Abstract

Tip-enhanced Raman spectroscopy (TERS) is particularly sensitive to analytes residing at plasmonic tip-sample nanojunctions, where the incident and scattered optical fields may be localized and optimally enhanced. However, the enhanced local electric fields in this so-called gap-mode TERS configuration are nominally orthogonal to the sample plane. As such, any given Raman active vibrational eigenstate needs to have projections (of its polarizability derivative tensor elements) along the sample normal to be detectable via TERS. The faint TERS signals observed from two prototypical systems, namely, pristine graphene and graphene oxide are a classical example of the aforementioned rather restrictive TERS selection rules in this context. In this study, we demonstrate that nanoindentation, herein achieved using pulsed-force lithography with a sharp single-crystal diamond atomic force microscope probe, may be used to locally enhance TERS signals from graphene and graphene oxide flakes on gold.

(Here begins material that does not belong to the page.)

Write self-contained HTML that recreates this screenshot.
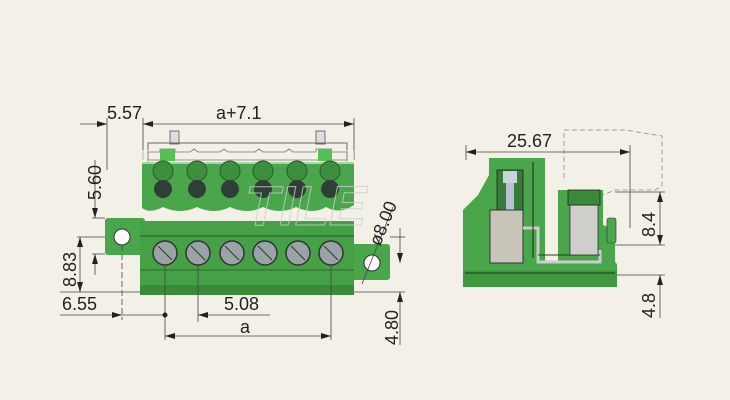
<!DOCTYPE html>
<html><head><meta charset="utf-8"><style>
html,body{margin:0;padding:0;background:#f3f0e8;}
svg{display:block;}
text{font-family:"Liberation Sans",sans-serif;fill:#222;}
</style></head><body>
<svg width="730" height="400" viewBox="0 0 730 400" xmlns="http://www.w3.org/2000/svg">
<defs>
<marker id="a" viewBox="0 0 10 6" refX="10" refY="3" markerWidth="10" markerHeight="6" orient="auto-start-reverse" markerUnits="userSpaceOnUse"><path d="M0,0L10,3L0,6z" fill="#222"/></marker>
</defs>
<rect width="730" height="400" fill="#f3f0e8"/>

<!-- LEFT COMPONENT -->
<g stroke="#444" stroke-width="0.8" fill="none">
 <line x1="107" y1="118" x2="107" y2="170"/>
 <line x1="143" y1="118" x2="143" y2="160"/>
 <line x1="354" y1="118" x2="354" y2="160"/>
 <line x1="80" y1="124" x2="107" y2="124" marker-end="url(#a)"/>
 <line x1="143" y1="124" x2="165" y2="124" marker-start="url(#a)"/>
 <line x1="165" y1="124" x2="354" y2="124" marker-end="url(#a)"/>
</g>
<text x="107" y="119" font-size="18">5.57</text>
<text x="216" y="119" font-size="18">a+7.1</text>

<rect x="170" y="131" width="9" height="13" fill="#ddd" stroke="#555" stroke-width="0.8"/>
<rect x="316" y="131" width="9" height="13" fill="#ddd" stroke="#555" stroke-width="0.8"/>
<rect x="148" y="143" width="199" height="37" fill="none" stroke="#666" stroke-width="1"/>
<path d="M142,162 H354 V205 Q340,215 326,207 Q313,215 296,207 Q280,215 263,207 Q247,215 230,207 Q214,215 197,207 Q180,215 163,207 Q150,214 142,208 Z" fill="#4aa64a"/>
<rect x="142" y="150" width="212" height="14" fill="#f3f0e8" opacity="0.6"/>
<path d="M148,152 H160 V149 H175 V152 H190 l4,-3 4,3 H220 l4,-3 4,3 H255 l4,-3 4,3 H285 l4,-3 4,3 H316 V149 H331 V152 H347 V160 H148 Z" fill="none" stroke="#777" stroke-width="0.8"/>
<rect x="160" y="149" width="15" height="12" fill="#56c056"/>
<rect x="318" y="149" width="14" height="12" fill="#56c056"/>
<g fill="#3d8f3d" stroke="#2a5a2a" stroke-width="1">
 <circle cx="163" cy="171" r="10"/><circle cx="197" cy="171" r="10"/><circle cx="230" cy="171" r="10"/>
 <circle cx="263" cy="171" r="10"/><circle cx="297" cy="171" r="10"/><circle cx="330" cy="171" r="10"/>
</g>
<g fill="#2f3f38">
 <circle cx="163" cy="189" r="9"/><circle cx="197" cy="189" r="9"/><circle cx="230" cy="189" r="9"/>
 <circle cx="263" cy="189" r="9"/><circle cx="297" cy="189" r="9"/><circle cx="330" cy="189" r="9"/>
</g>
<rect x="105" y="218" width="40" height="37" rx="3" fill="#4aa64a"/>
<circle cx="122" cy="237" r="8" fill="#fff" stroke="#333" stroke-width="1"/>
<rect x="350" y="244" width="40" height="36" rx="3" fill="#4aa64a"/>
<circle cx="372" cy="263" r="8" fill="#fff" stroke="#333" stroke-width="1"/>
<rect x="140" y="221" width="214" height="74" fill="#46a046"/>
<line x1="140" y1="236" x2="354" y2="236" stroke="#2d6a2d" stroke-width="1.2"/>
<line x1="140" y1="270" x2="354" y2="270" stroke="#2d6a2d" stroke-width="1"/>
<rect x="140" y="285" width="214" height="10" fill="#3a8a3a"/>
<g fill="#9aa3a6" stroke="#333" stroke-width="1.5">
 <circle cx="165" cy="253" r="12"/><circle cx="198" cy="253" r="12"/><circle cx="232" cy="253" r="12"/>
 <circle cx="265" cy="253" r="12"/><circle cx="298" cy="253" r="12"/><circle cx="331" cy="253" r="12"/>
</g>
<g stroke="#333" stroke-width="1">
 <line x1="158" y1="246" x2="172" y2="260"/><line x1="191" y1="246" x2="205" y2="260"/><line x1="225" y1="246" x2="239" y2="260"/>
 <line x1="258" y1="246" x2="272" y2="260"/><line x1="291" y1="246" x2="305" y2="260"/><line x1="324" y1="246" x2="338" y2="260"/>
</g>
<g stroke="#444" stroke-width="0.8" fill="none">
 <line x1="92" y1="218" x2="105" y2="218"/>
 <line x1="92" y1="254" x2="105" y2="254"/>
 <line x1="77" y1="237" x2="105" y2="237"/>
 <line x1="60" y1="292" x2="140" y2="292"/>
 <line x1="95" y1="160" x2="95" y2="218" marker-end="url(#a)"/>
 <line x1="95" y1="254" x2="95" y2="275" marker-start="url(#a)"/>
 <line x1="80" y1="237" x2="80" y2="292" marker-start="url(#a)" marker-end="url(#a)"/>
 <line x1="122" y1="245" x2="122" y2="320" stroke-dasharray="6,3"/>
 <line x1="165" y1="265" x2="165" y2="340"/>
 <line x1="198" y1="265" x2="198" y2="322"/>
 <line x1="331" y1="265" x2="331" y2="340"/>
 <line x1="60" y1="315" x2="122" y2="315" marker-end="url(#a)"/>
 <line x1="122" y1="315" x2="165" y2="315"/>
 <line x1="198" y1="315" x2="270" y2="315" marker-start="url(#a)"/>
 <line x1="165" y1="336" x2="331" y2="336" marker-start="url(#a)" marker-end="url(#a)"/>
 <line x1="390" y1="237" x2="405" y2="237"/>
 <line x1="354" y1="292" x2="405" y2="292"/>
 <line x1="400" y1="228" x2="400" y2="263" marker-end="url(#a)"/>
 <line x1="400" y1="292" x2="400" y2="345" marker-start="url(#a)"/>
 <line x1="362" y1="284" x2="393" y2="207"/>
</g>
<circle cx="165" cy="315" r="2.5" fill="#222"/>
<text x="62" y="310" font-size="18">6.55</text>
<text x="224" y="310" font-size="18">5.08</text>
<text x="240" y="333" font-size="18">a</text>
<text transform="translate(101,200) rotate(-90)" font-size="18">5.60</text>
<text transform="translate(76,287) rotate(-90)" font-size="18">8.83</text>
<text transform="translate(398,345) rotate(-90)" font-size="18">4.80</text>
<text transform="translate(380,247) rotate(-68)" font-size="18">ø8.00</text>

<text x="245" y="225" font-size="56" font-style="italic" font-weight="bold" stroke="#ccc" stroke-width="1" opacity="0.8" style="fill:none">TILE</text>

<!-- RIGHT COMPONENT -->
<g stroke="#444" stroke-width="0.8" fill="none">
 <line x1="466" y1="145" x2="466" y2="160"/>
 <line x1="630" y1="145" x2="630" y2="228"/>
 <line x1="466" y1="152" x2="630" y2="152" marker-start="url(#a)" marker-end="url(#a)"/>
 <path d="M564,178 V130 H625 L662,136 V186 L655,190 H615 L603,195" stroke-dasharray="5,3" stroke="#888"/>
 <line x1="615" y1="192" x2="665" y2="192"/>
 <line x1="615" y1="245" x2="665" y2="245"/>
 <line x1="617" y1="275" x2="665" y2="275"/>
 <line x1="660" y1="192" x2="660" y2="245" marker-start="url(#a)" marker-end="url(#a)"/>
 <line x1="660" y1="275" x2="660" y2="318" marker-start="url(#a)"/>
</g>
<text x="507" y="147" font-size="18">25.67</text>
<text transform="translate(655,237) rotate(-90)" font-size="18">8.4</text>
<text transform="translate(655,318) rotate(-90)" font-size="18">4.8</text>

<path d="M489,158 H545 V262 H558 V190 H603 V225 L615,230 V262 L617,264 V287 H463 V210 L478,195 L489,175 Z" fill="#4aa64a"/>
<rect x="463" y="270" width="154" height="17" fill="#3f9a3f"/>
<line x1="465" y1="273" x2="615" y2="273" stroke="#2a2a2a" stroke-width="1"/>
<rect x="497" y="170" width="26" height="40" fill="#3a7a3a" stroke="#222" stroke-width="0.8"/>
<rect x="503" y="171" width="14" height="12" fill="#c8d4dc"/>
<rect x="506" y="183" width="8" height="28" fill="#b7c4cf"/>
<rect x="490" y="210" width="33" height="53" fill="#c9c4ba" stroke="#333" stroke-width="1"/>
<path d="M523,228 H538 V262 H600 V250" fill="none" stroke="#ccc" stroke-width="3"/>
<path d="M538,255 H600" fill="none" stroke="#333" stroke-width="1"/>
<rect x="570" y="205" width="28" height="50" fill="#d0cfcc" stroke="#333" stroke-width="0.8"/>
<rect x="568" y="190" width="32" height="15" fill="#3a8a3a" stroke="#222" stroke-width="0.8"/>
<rect x="607" y="218" width="9" height="25" rx="2" fill="#4aa64a" stroke="#333" stroke-width="0.6"/>
<path d="M533,162 V258" stroke="#222" stroke-width="1"/>
</svg>
</body></html>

Nanoindentation locally perturbs the otherwise flat graphene structure and introduces out-of-plane protrusions that generate enhanced TERS. Although our approach is nominally invasive, we illustrate that the introduced nanodefects are highly localized, as evidenced by TERS nanoscale chemical mapping. As such, the described protocol may be used to extend and generalize the applicability of TERS for the rapid identification of two-dimensional material systems on the nanoscale.